## Written problem
Return the data exactly, with all pictures removed.

## Material provided
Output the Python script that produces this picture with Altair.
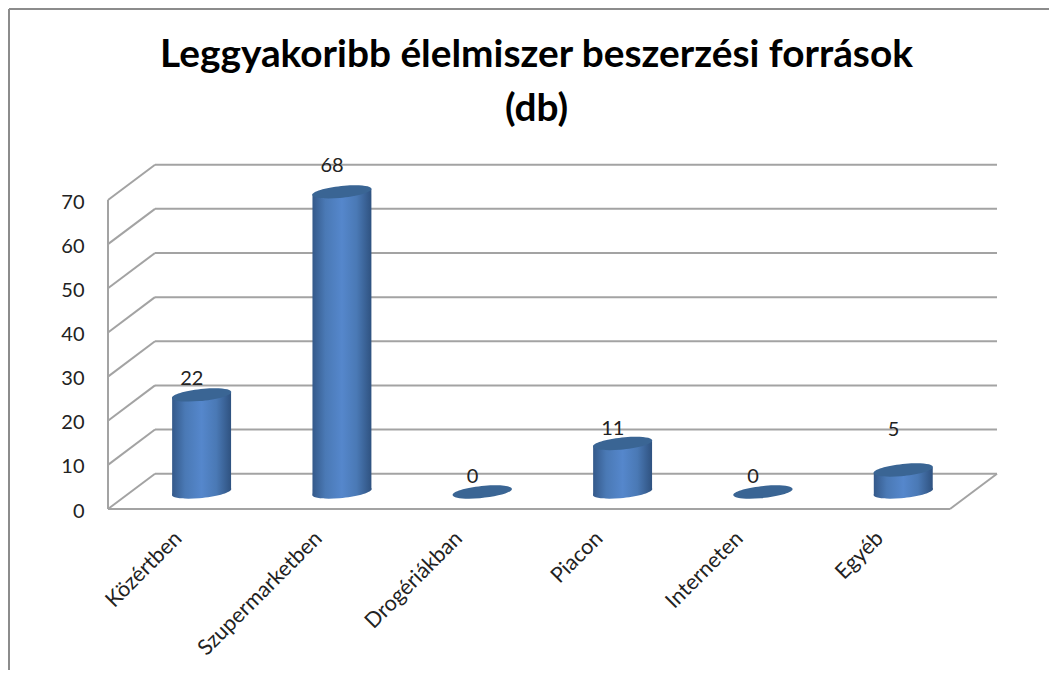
import altair as alt
import pandas as pd

categories = ["Közértben", "Szupermarketben", "Drogériákban", "Piacon", "Interneten", "Egyéb"]
values = [22, 68, 0, 11, 0, 5]
label_heights = [29.4, 77.7, 7.2, 18.1, 7.2, 17.8]
grid_levels = [0, 10, 20, 30, 40, 50, 60, 70]

DX, DY = 0.335, 8.0
XMAX, YMAX = 6.335, 78.16
CX, CY = 0.667, 3.85
HW, TILT = 0.21, 0.57
FONT = "Lato"
TXT = "#222222"
GRID = "#a3a3a3"

x_scale = alt.Scale(domain=[0, XMAX], range=[0, 889], nice=False, zero=False)
y_scale = alt.Scale(domain=[0, YMAX], range=[345, 0], nice=False, zero=False)
X = lambda f="x": alt.X(f, type="quantitative", scale=x_scale, title=None,
    axis=alt.Axis(values=[i + 0.5 for i in range(6)], domain=False, ticks=False, grid=False,
                  labelExpr="['Közértben','Szupermarketben','Drogériákban','Piacon','Interneten','Egyéb'][floor(datum.value)]",
                  labelAngle=315, labelAlign="right", labelBaseline="middle", labelPadding=26,
                  labelFontSize=21.5, labelFont=FONT, labelColor=TXT, labelOverlap=False, labelBound=False, labelFlush=False))
Y = lambda f="y": alt.Y(f, type="quantitative", scale=y_scale, title=None,
    axis=alt.Axis(values=grid_levels, domain=False, ticks=False, grid=False, labelPadding=24, labelOffset=2,
                  labelFontSize=20, labelFont=FONT, labelColor=TXT))

rows = []
for v in grid_levels:
    rows.append(dict(x=0, x2=DX, y=v, y2=v + DY))
    rows.append(dict(x=DX, x2=XMAX, y=v + DY, y2=v + DY))
rows += [dict(x=0, x2=0, y=0, y2=70), dict(x=0, x2=6, y=0, y2=0), dict(x=6, x2=XMAX, y=0, y2=DY)]
grid = alt.Chart(pd.DataFrame(rows)).mark_rule(color=GRID, strokeWidth=2).encode(
    x=X(), x2="x2:Q", y=Y(), y2="y2:Q")

bars = pd.DataFrame(dict(name=categories, value=values, lab=label_heights))
bars["cx"] = [i + CX for i in range(6)]
bars["base"] = CY
bars["top"] = bars["value"] + CY
bars["labx"] = bars["cx"] - 0.07

ELLIPSE = "M-1,0.085 A1,0.2 -6 1 1 1,-0.085 A1,0.2 -6 1 1 -1,0.085 Z"
body_grad = alt.Gradient(gradient="linear", x1=0, x2=1, y1=0, y2=0, stops=[
    alt.GradientStop(offset=0, color="#34598a"),
    alt.GradientStop(offset=0.22, color="#4a79b5"),
    alt.GradientStop(offset=0.5, color="#5587cc"),
    alt.GradientStop(offset=0.75, color="#4a79b5"),
    alt.GradientStop(offset=1, color="#2f5280"),
])
SIZE = 3500

bottom = alt.Chart(bars[bars.value > 0]).mark_point(shape=ELLIPSE, size=SIZE, filled=True, fill=body_grad, opacity=1, strokeWidth=0).encode(
    x=alt.X("cx:Q", scale=x_scale), y=alt.Y("base:Q", scale=y_scale))

sides = []
for _, r in bars[bars.value > 0].iterrows():
    sides += [dict(name=r["name"], x=r["cx"] - HW, y=r["base"] - TILT, y2=r["top"] - TILT),
              dict(name=r["name"], x=r["cx"] + HW, y=r["base"] + TILT, y2=r["top"] + TILT)]
body = alt.Chart(pd.DataFrame(sides)).mark_area(fill=body_grad, opacity=1).encode(
    x=alt.X("x:Q", scale=x_scale), y=alt.Y("y:Q", scale=y_scale), y2="y2:Q", detail="name:N")

top = alt.Chart(bars).mark_point(shape=ELLIPSE, size=SIZE, filled=True, fill="#3a6594", opacity=1, strokeWidth=0).encode(
    x=alt.X("cx:Q", scale=x_scale), y=alt.Y("top:Q", scale=y_scale))

labels = alt.Chart(bars).mark_text(font=FONT, fontSize=20, color=TXT).encode(
    x=alt.X("labx:Q", scale=x_scale), y=alt.Y("lab:Q", scale=y_scale), text="value:Q")

frame_v = alt.Chart(pd.DataFrame({"a": [0]})).mark_rule(color="#8c8c8c", strokeWidth=2).encode(
    x=alt.value(-99), y=alt.value(-155), y2=alt.value(506))
frame_h = alt.Chart(pd.DataFrame({"a": [0]})).mark_rule(color="#8c8c8c", strokeWidth=2).encode(
    y=alt.value(-155), x=alt.value(-99), x2=alt.value(941))

axes = alt.Chart(pd.DataFrame(dict(x=[0], y=[0]))).mark_point(opacity=0).encode(x=X(), y=Y())

chart = alt.layer(frame_v, frame_h, axes, grid, bottom, body, top, labels).properties(
    width=889, height=345,
    title=alt.TitleParams(
        text=["Leggyakoribb élelmiszer beszerzési források", "(db)"],
        font=FONT, fontSize=38.8, fontWeight="bold", color="#000000",
        anchor="middle", dx=-16, offset=-121, lineHeight=54),
    autosize=alt.AutoSizeParams(type="none"),
    padding={"left": 100, "top": 156, "right": 52, "bottom": 161},
).configure_view(stroke=None)

chart.save("out.html", embed_options={"renderer": "svg", "actions": False})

## Expected output
Output the Python script that produces this picture with Altair.
import altair as alt
import pandas as pd

categories = ["Közértben", "Szupermarketben", "Drogériákban", "Piacon", "Interneten", "Egyéb"]
values = [22, 68, 0, 11, 0, 5]
label_heights = [29.4, 77.7, 7.2, 18.1, 7.2, 17.8]
grid_levels = [0, 10, 20, 30, 40, 50, 60, 70]

DX, DY = 0.335, 8.0
XMAX, YMAX = 6.335, 78.16
CX, CY = 0.667, 3.85
HW, TILT = 0.21, 0.57
FONT = "Lato"
TXT = "#222222"
GRID = "#a3a3a3"

x_scale = alt.Scale(domain=[0, XMAX], range=[0, 889], nice=False, zero=False)
y_scale = alt.Scale(domain=[0, YMAX], range=[345, 0], nice=False, zero=False)
X = lambda f="x": alt.X(f, type="quantitative", scale=x_scale, title=None,
    axis=alt.Axis(values=[i + 0.5 for i in range(6)], domain=False, ticks=False, grid=False,
                  labelExpr="['Közértben','Szupermarketben','Drogériákban','Piacon','Interneten','Egyéb'][floor(datum.value)]",
                  labelAngle=315, labelAlign="right", labelBaseline="middle", labelPadding=26,
                  labelFontSize=21.5, labelFont=FONT, labelColor=TXT, labelOverlap=False, labelBound=False, labelFlush=False))
Y = lambda f="y": alt.Y(f, type="quantitative", scale=y_scale, title=None,
    axis=alt.Axis(values=grid_levels, domain=False, ticks=False, grid=False, labelPadding=24, labelOffset=2,
                  labelFontSize=20, labelFont=FONT, labelColor=TXT))

rows = []
for v in grid_levels:
    rows.append(dict(x=0, x2=DX, y=v, y2=v + DY))
    rows.append(dict(x=DX, x2=XMAX, y=v + DY, y2=v + DY))
rows += [dict(x=0, x2=0, y=0, y2=70), dict(x=0, x2=6, y=0, y2=0), dict(x=6, x2=XMAX, y=0, y2=DY)]
grid = alt.Chart(pd.DataFrame(rows)).mark_rule(color=GRID, strokeWidth=2).encode(
    x=X(), x2="x2:Q", y=Y(), y2="y2:Q")

bars = pd.DataFrame(dict(name=categories, value=values, lab=label_heights))
bars["cx"] = [i + CX for i in range(6)]
bars["base"] = CY
bars["top"] = bars["value"] + CY
bars["labx"] = bars["cx"] - 0.07

ELLIPSE = "M-1,0.085 A1,0.2 -6 1 1 1,-0.085 A1,0.2 -6 1 1 -1,0.085 Z"
body_grad = alt.Gradient(gradient="linear", x1=0, x2=1, y1=0, y2=0, stops=[
    alt.GradientStop(offset=0, color="#34598a"),
    alt.GradientStop(offset=0.22, color="#4a79b5"),
    alt.GradientStop(offset=0.5, color="#5587cc"),
    alt.GradientStop(offset=0.75, color="#4a79b5"),
    alt.GradientStop(offset=1, color="#2f5280"),
])
SIZE = 3500

bottom = alt.Chart(bars[bars.value > 0]).mark_point(shape=ELLIPSE, size=SIZE, filled=True, fill=body_grad, opacity=1, strokeWidth=0).encode(
    x=alt.X("cx:Q", scale=x_scale), y=alt.Y("base:Q", scale=y_scale))

sides = []
for _, r in bars[bars.value > 0].iterrows():
    sides += [dict(name=r["name"], x=r["cx"] - HW, y=r["base"] - TILT, y2=r["top"] - TILT),
              dict(name=r["name"], x=r["cx"] + HW, y=r["base"] + TILT, y2=r["top"] + TILT)]
body = alt.Chart(pd.DataFrame(sides)).mark_area(fill=body_grad, opacity=1).encode(
    x=alt.X("x:Q", scale=x_scale), y=alt.Y("y:Q", scale=y_scale), y2="y2:Q", detail="name:N")

top = alt.Chart(bars).mark_point(shape=ELLIPSE, size=SIZE, filled=True, fill="#3a6594", opacity=1, strokeWidth=0).encode(
    x=alt.X("cx:Q", scale=x_scale), y=alt.Y("top:Q", scale=y_scale))

labels = alt.Chart(bars).mark_text(font=FONT, fontSize=20, color=TXT).encode(
    x=alt.X("labx:Q", scale=x_scale), y=alt.Y("lab:Q", scale=y_scale), text="value:Q")

frame_v = alt.Chart(pd.DataFrame({"a": [0]})).mark_rule(color="#8c8c8c", strokeWidth=2).encode(
    x=alt.value(-99), y=alt.value(-155), y2=alt.value(506))
frame_h = alt.Chart(pd.DataFrame({"a": [0]})).mark_rule(color="#8c8c8c", strokeWidth=2).encode(
    y=alt.value(-155), x=alt.value(-99), x2=alt.value(941))

axes = alt.Chart(pd.DataFrame(dict(x=[0], y=[0]))).mark_point(opacity=0).encode(x=X(), y=Y())

chart = alt.layer(frame_v, frame_h, axes, grid, bottom, body, top, labels).properties(
    width=889, height=345,
    title=alt.TitleParams(
        text=["Leggyakoribb élelmiszer beszerzési források", "(db)"],
        font=FONT, fontSize=38.8, fontWeight="bold", color="#000000",
        anchor="middle", dx=-16, offset=-121, lineHeight=54),
    autosize=alt.AutoSizeParams(type="none"),
    padding={"left": 100, "top": 156, "right": 52, "bottom": 161},
).configure_view(stroke=None)

chart.save("out.html", embed_options={"renderer": "svg", "actions": False})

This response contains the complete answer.